Thermodynamic performance of fuel cell-absorption refrigeration coupling system based on novel low-temperature working pairs

Thermal management of low-temperature proton exchange membrane fuel cells (LT-PEMFCs) remains a major challenge in hydrogen energy applications. A coupled system of LT-PEMFC combing with absorption heat pump using a novel hydrofluoroolefin (HFO)-based working pair was proposed in this study to recover the low-temperature waste heat of the hydrogen stack below 353.15 K. Based on the measured thermophysical properties, the thermodynamic performance of the coupled system was evaluated under various operating conditions. Results show that HFO-based working pairs (R1233zd(Z)/TEGDME and R1336mzz(Z)/TEGDME) exhibit lower driven temperatures, enabling the utilization of waste heat below 348.15 K without risks of crystallization or corrosion. Notably, R1233zd(Z)/TEGDME exhibits superior waste heat recovery performance.

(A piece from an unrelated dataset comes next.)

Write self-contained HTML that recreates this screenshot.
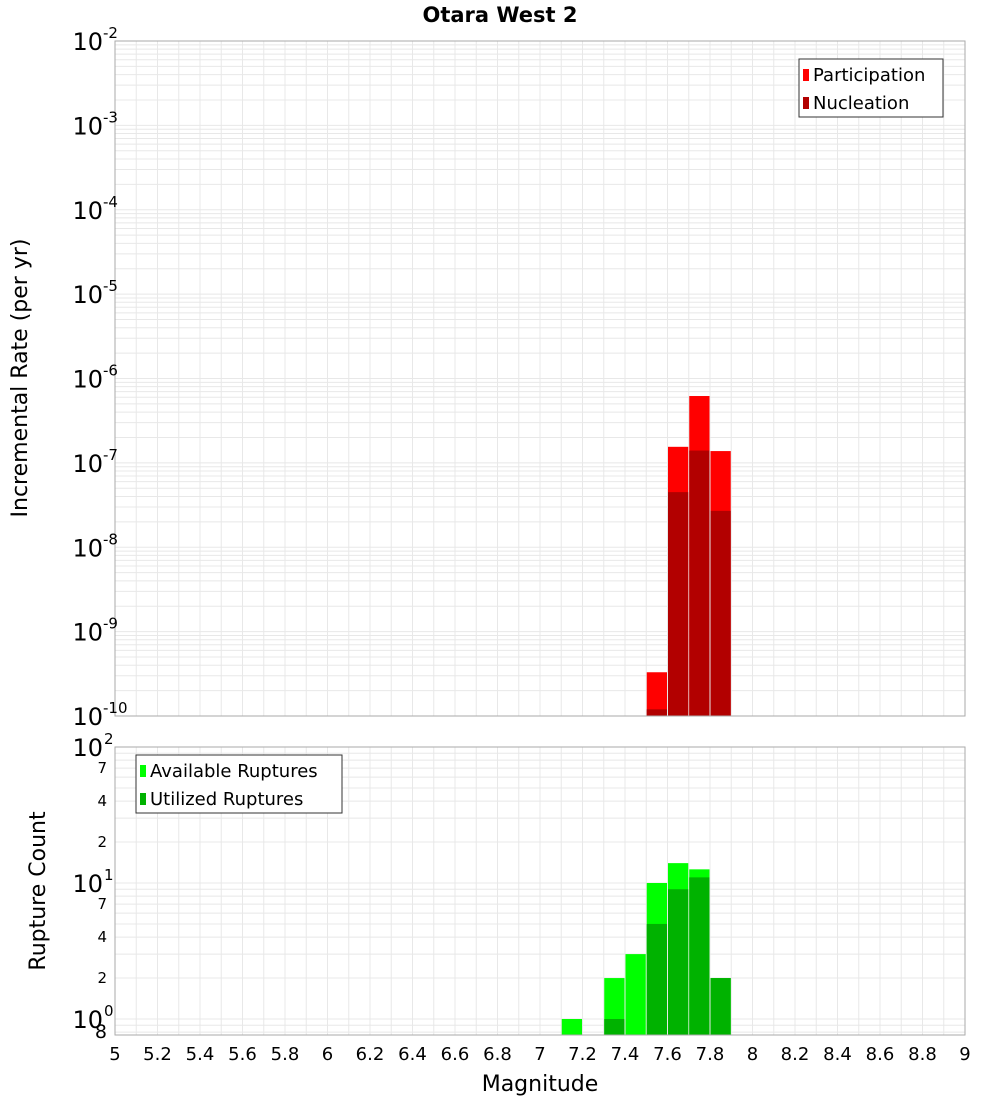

The cooling capacity of R1233zd(Z)/TEGDME is enhanced by 10 %, the coefficient of performance of the AHP system is improved by 12 %, and the exergy efficiency is also correspondingly increased in comparison with R1336mzz(Z)/TEGDME. The coupled system using R1233zd(Z)/TEGDME is able to effectively recover low-grade heat (348.15–368.15 K) for refrigeration at temperatures ranging from 268.84 K to 289.86 K. Under typical operating conditions, the coupled system achieves a comprehensive coefficient of performance of 0.7, which is about 55 % larger over the efficiency of LT-PEMFC. These organic working pairs provide an innovative solution for fuel cell thermal management by utilizing the low-grade waste heat.